Верный обычаю творческого самоотчета перед читателями, Пришвин и здесь без устали растолковывал свою методу: «Путь исследования журналиста в моем творчестве сопровождался все время, с одной стороны, расширением кругозора до того, что в дело пускается все прожитое, прочитанное и продуманное, а с другой — поле зрения сужается исключительным вниманием, со страстью сосредоточенным на каком-нибудь незначительном явлении, и от этого почему-то чужая жизнь представится как своя...»
Итак, отправляясь в путешествие за новым материалом для будущей книги, Пришвин не столько уповал на новизну географического, этнографического или другого материала, сколько на глубину, интеллектуальную развитость, философскую, научную, житейскую и иную экипировку собственной личности. Он любил и умел собирать материал, путешествуя следом за «волшебным колобком», усвоил себе целую систему творческого поведения в странствии, но в то же время остерегал себя, требовал «противопоставить подлинность своей души, своего личного опыта дешевой лигатуре заданной темы».
«Всякие мои исследования начинаются от себя самого, я тему свою, как пустую бадью, опускаю в свой колодец, и, если бадья пустая, бросаю эту тему, как мертвую. А если из колодца приходит вода, то я спящий материал опрыскиваю этой живой водой, и тогда отчего-то забываю себя».

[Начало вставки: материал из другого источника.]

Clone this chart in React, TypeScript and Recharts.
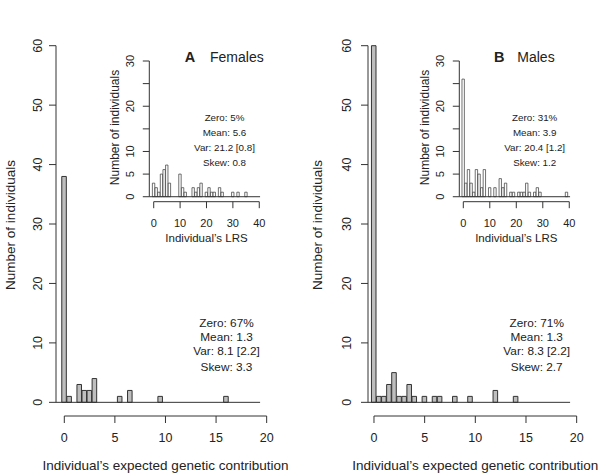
import { ComposedChart, Bar, XAxis, YAxis, ReferenceLine } from 'recharts';

const FONT = '"Liberation Sans", Arial, Helvetica, sans-serif';
const INK = '#222';
const LINE = '#333';

// expected genetic contribution, bins of width 0.5 (centres)
const femaleContribBins = [0, 0.5, 1.5, 2, 2.5, 3, 5.5, 6.5, 9.5, 16];
const femaleContribCounts = [38, 1, 3, 2, 2, 4, 1, 2, 1, 1];
const maleContribBins = [0, 0.5, 1, 1.5, 2, 2.5, 3, 3.5, 4, 5, 6, 6.5, 8, 9.5, 12, 14];
const maleContribCounts = [60, 1, 1, 3, 5, 1, 1, 3, 1, 1, 1, 1, 1, 1, 2, 1];

// lifetime reproductive success (insets), bins of width 1
const femaleLrsBins = [0, 1, 2, 3, 4, 5, 6, 10, 11, 12, 15, 16, 17, 18, 20, 21, 22, 23, 25, 26, 30, 32, 35];
const femaleLrsCounts = [3, 2, 1, 5, 6, 7, 3, 5, 2, 1, 2, 1, 2, 3, 1, 2, 1, 1, 2, 1, 1, 1, 1];
const maleLrsBins = [0, 1, 2, 3, 4, 5, 6, 7, 8, 10, 12, 14, 15, 16, 18, 19, 21, 22, 23, 24, 25, 27, 28, 29, 39];
const maleLrsCounts = [26, 3, 6, 3, 1, 6, 5, 2, 6, 2, 2, 4, 2, 3, 1, 1, 1, 1, 1, 3, 1, 1, 2, 1, 1];

const contribTicks = [0, 5, 10, 15, 20];
const countTicks = [0, 10, 20, 30, 40, 50, 60];
const lrsTicks = [0, 10, 20, 30, 40];
const lrsCountTicks = [0, 5, 10, 15, 20, 25, 30];
const lrsCountLabels = [0, 5, 10, 20, 30];

const femaleStats = ['Zero: 67%', 'Mean: 1.3', 'Var: 8.1 [2.2]', 'Skew: 3.3'];
const femaleLrsStats = ['Zero: 5%', 'Mean: 5.6', 'Var: 21.2 [0.8]', 'Skew: 0.8'];
const maleStats = ['Zero: 71%', 'Mean: 1.3', 'Var: 8.3 [2.2]', 'Skew: 2.7'];
const maleLrsStats = ['Zero: 31%', 'Mean: 3.9', 'Var: 20.4 [1.2]', 'Skew: 1.2'];

const W = 600;
const H = 473;

type HistProps = {
  bins: number[];
  counts: number[];
  xDomain: [number, number];
  yDomain: [number, number];
  xTicks: number[];
  yTicks: number[];
  yLabels: number[];
  yTop: number;
  baseEnd: number;
  plot: { left: number; right: number; top: number; bottom: number };
  barSize: number;
  fill: string;
  barStroke: number;
  fontSize: number;
  tickLen: number;
  xLabelGap: number;
  yLabelGap: number;
};

const Hist = (p: HistProps) => {
  const data = p.bins.map((b, i) => ({ x: b, n: p.counts[i] }));
  const xTick = (t: any) => (
    <text x={t.x} y={t.y} textAnchor="middle" dominantBaseline="central" fontSize={p.fontSize} fill={INK} fontFamily={FONT}>
      {t.payload.value}
    </text>
  );
  const yTick = (t: any) =>
    p.yLabels.includes(t.payload.value) ? (
      <text transform={`translate(${t.x},${t.y}) rotate(-90)`} textAnchor="middle" dominantBaseline="central" fontSize={p.fontSize} fill={INK} fontFamily={FONT}>
        {t.payload.value}
      </text>
    ) : (
      <g />
    );
  return (
    <div style={{ position: 'absolute', left: 0, top: 0 }}>
      <ComposedChart
        width={W}
        height={H}
        data={data}
        margin={{ top: p.plot.top, right: W - p.plot.right, bottom: 0, left: 0 }}
      >
        <XAxis
          dataKey="x"
          type="number"
          domain={p.xDomain}
          ticks={p.xTicks}
          interval={0}
          axisLine={false}
          stroke={LINE}
          tickSize={p.tickLen}
          tickMargin={p.xLabelGap}
          height={H - p.plot.bottom}
          tick={xTick}
        />
        <YAxis
          type="number"
          domain={p.yDomain}
          ticks={p.yTicks}
          interval={0}
          axisLine={false}
          stroke={LINE}
          tickSize={p.tickLen}
          tickMargin={p.yLabelGap}
          width={p.plot.left}
          tick={yTick}
        />
        <ReferenceLine
          segment={[{ x: p.xDomain[0], y: 0 }, { x: p.xDomain[0], y: p.yTop }]}
          stroke={LINE}
          ifOverflow="visible"
        />
        <ReferenceLine
          segment={[{ x: p.xTicks[0], y: p.yDomain[0] }, { x: p.xTicks[p.xTicks.length - 1], y: p.yDomain[0] }]}
          stroke={LINE}
          ifOverflow="visible"
        />
        <ReferenceLine
          segment={[{ x: p.xDomain[0], y: 0 }, { x: p.baseEnd, y: 0 }]}
          stroke={LINE}
          ifOverflow="visible"
        />
        <Bar dataKey="n" barSize={p.barSize} fill={p.fill} stroke={LINE} strokeWidth={p.barStroke} isAnimationActive={false} />
      </ComposedChart>
    </div>
  );
};

const StatBlock = ({ lines, x, ys, size }: { lines: string[]; x: number; ys: number[]; size: number }) => (
  <>
    {lines.map((s, i) => (
      <text key={s} x={x} y={ys[i]} textAnchor="middle" dominantBaseline="central" fontSize={size}>
        {s}
      </text>
    ))}
  </>
);

export default function App() {
  const mainYs = [322.7, 337.3, 351, 366.5];
  const insetYs = [117.5, 132.3, 147, 162.5];
  return (
    <div style={{ position: 'absolute', left: 0, top: 0, width: W, height: H, background: '#fff', fontFamily: FONT }}>
      {/* A: females */}
      <Hist
        bins={femaleContribBins}
        counts={femaleContribCounts}
        xDomain={[-0.82, 20.25]}
        yDomain={[-2.3, 60]}
        xTicks={contribTicks}
        yTicks={countTicks}
        yLabels={countTicks}
        yTop={60}
        baseEnd={19.35}
        plot={{ left: 56, right: 269.2, top: 45.7, bottom: 416 }}
        barSize={5.06}
        fill="#bebebe"
        barStroke={1}
        fontSize={12.5}
        tickLen={7}
        xLabelGap={14.7}
        yLabelGap={11}
      />
      <Hist
        bins={femaleLrsBins}
        counts={femaleLrsCounts}
        xDomain={[-1.67, 40.5]}
        yDomain={[-1.1, 30]}
        xTicks={lrsTicks}
        yTicks={lrsCountTicks}
        yLabels={lrsCountLabels}
        yTop={30}
        baseEnd={40.3}
        plot={{ left: 149.3, right: 260.6, top: 61, bottom: 201.7 }}
        barSize={2.64}
        fill="#fff"
        barStroke={0.7}
        fontSize={11}
        tickLen={6.5}
        xLabelGap={15}
        yLabelGap={12.8}
      />
      {/* B: males */}
      <Hist
        bins={maleContribBins}
        counts={maleContribCounts}
        xDomain={[-0.59, 20.25]}
        yDomain={[-2.3, 60]}
        xTicks={contribTicks}
        yTicks={countTicks}
        yLabels={countTicks}
        yTop={60}
        baseEnd={19.35}
        plot={{ left: 368, right: 579.2, top: 45.7, bottom: 416 }}
        barSize={5.07}
        fill="#bebebe"
        barStroke={1}
        fontSize={12.5}
        tickLen={7}
        xLabelGap={14.7}
        yLabelGap={14}
      />
      <Hist
        bins={maleLrsBins}
        counts={maleLrsCounts}
        xDomain={[-1.51, 40.5]}
        yDomain={[-1.1, 30]}
        xTicks={lrsTicks}
        yTicks={lrsCountTicks}
        yLabels={lrsCountLabels}
        yTop={30}
        baseEnd={40.3}
        plot={{ left: 459.3, right: 570.6, top: 61, bottom: 201.7 }}
        barSize={2.65}
        fill="#fff"
        barStroke={0.7}
        fontSize={11}
        tickLen={6.5}
        xLabelGap={15}
        yLabelGap={12.8}
      />
      <svg width={W} height={H} style={{ position: 'absolute', left: 0, top: 0 }} fill={INK} fontFamily={FONT}>
        <text x={190} y={57} textAnchor="middle" dominantBaseline="central" fontSize={14.5} fontWeight="bold">A</text>
        <text x={210} y={57} dominantBaseline="central" fontSize={14}>Females</text>
        <text x={499.3} y={57} textAnchor="middle" dominantBaseline="central" fontSize={14.5} fontWeight="bold">B</text>
        <text x={517.3} y={57} dominantBaseline="central" fontSize={14}>Males</text>

        <text transform="translate(10,225) rotate(-90)" textAnchor="middle" dominantBaseline="central" fontSize={13.5}>Number of individuals</text>
        <text x={165.5} y={465} textAnchor="middle" dominantBaseline="central" fontSize={13.5}>Individual’s expected genetic contribution</text>
        <text transform="translate(317.5,225) rotate(-90)" textAnchor="middle" dominantBaseline="central" fontSize={13.5}>Number of individuals</text>
        <text x={475.3} y={465} textAnchor="middle" dominantBaseline="central" fontSize={13.5}>Individual’s expected genetic contribution</text>

        <text transform="translate(115.3,127.5) rotate(-90)" textAnchor="middle" dominantBaseline="central" fontSize={12}>Number of individuals</text>
        <text x={206.5} y={237.7} textAnchor="middle" dominantBaseline="central" fontSize={11.5}>Individual’s LRS</text>
        <text transform="translate(425.3,127.5) rotate(-90)" textAnchor="middle" dominantBaseline="central" fontSize={12}>Number of individuals</text>
        <text x={516.3} y={237.7} textAnchor="middle" dominantBaseline="central" fontSize={11.5}>Individual’s LRS</text>

        <StatBlock lines={femaleStats} x={226.5} ys={mainYs} size={11.8} />
        <StatBlock lines={maleStats} x={536.7} ys={mainYs} size={11.8} />
        <StatBlock lines={femaleLrsStats} x={224.5} ys={insetYs} size={9.8} />
        <StatBlock lines={maleLrsStats} x={534.7} ys={insetYs} size={9.8} />
      </svg>
    </div>
  );
}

В книгах, статьях, посвященных творчеству Пришвина, изрядное место всегда занимают цитаты из пришвинских книг, дневников, автохарактеристики. Пришвин облегчал задачу своим истолкователям, истолковав себя сам. Но сколь бы ни были полны автохарактеристики Пришвина, всегда остается «что-то еще», не сказанное и едва ли до конца постижимое, тот самый «свой колодец», куда надобно погрузить бадью, взыскуя «живой воды». Читая и перечитывая Пришвина, поражаешься глубине и сложности мира его чувствований, мыслей, совершенству, изысканной простоте его стиля.
В статьях о творчестве Пришвина прослеживается некая тенденция упрощения. Оно и понятно: сам писатель — на протяжении всей жизни в литературе — звал к простоте, декларировал простоту. В его дневниках последних лет есть такая запись: «Испытанием таланта писателя может служить маленькая вещица, годная в детскую хрестоматию». Это все так. Но простота Михаила Пришвина особого рода. Тут мне снова не удержаться от цитаты (таков Пришвин, он все обдумал наперед, за своих будущих критиков): «Приближаюсь понемногу к Аксакову, но у него дается простота его правдой, а у меня искусством!»
Просты сюжеты пришвинских сочинений, язык исполнен мудрой, чуть-чуть лукавой простоты исконного русского народного говора. Но ни в одной из своих книг писатель не растворяется в стихии областнических речений. Нигде он не подражает народному языку, не воспроизводит его натуралистически, не упрощает, не калькирует, а заново создает — на народной основе — свой собственный, пришвинский язык — и в этом видит сердцевину искусства. «Защищая форму, я требую от писателя прежде всего языка».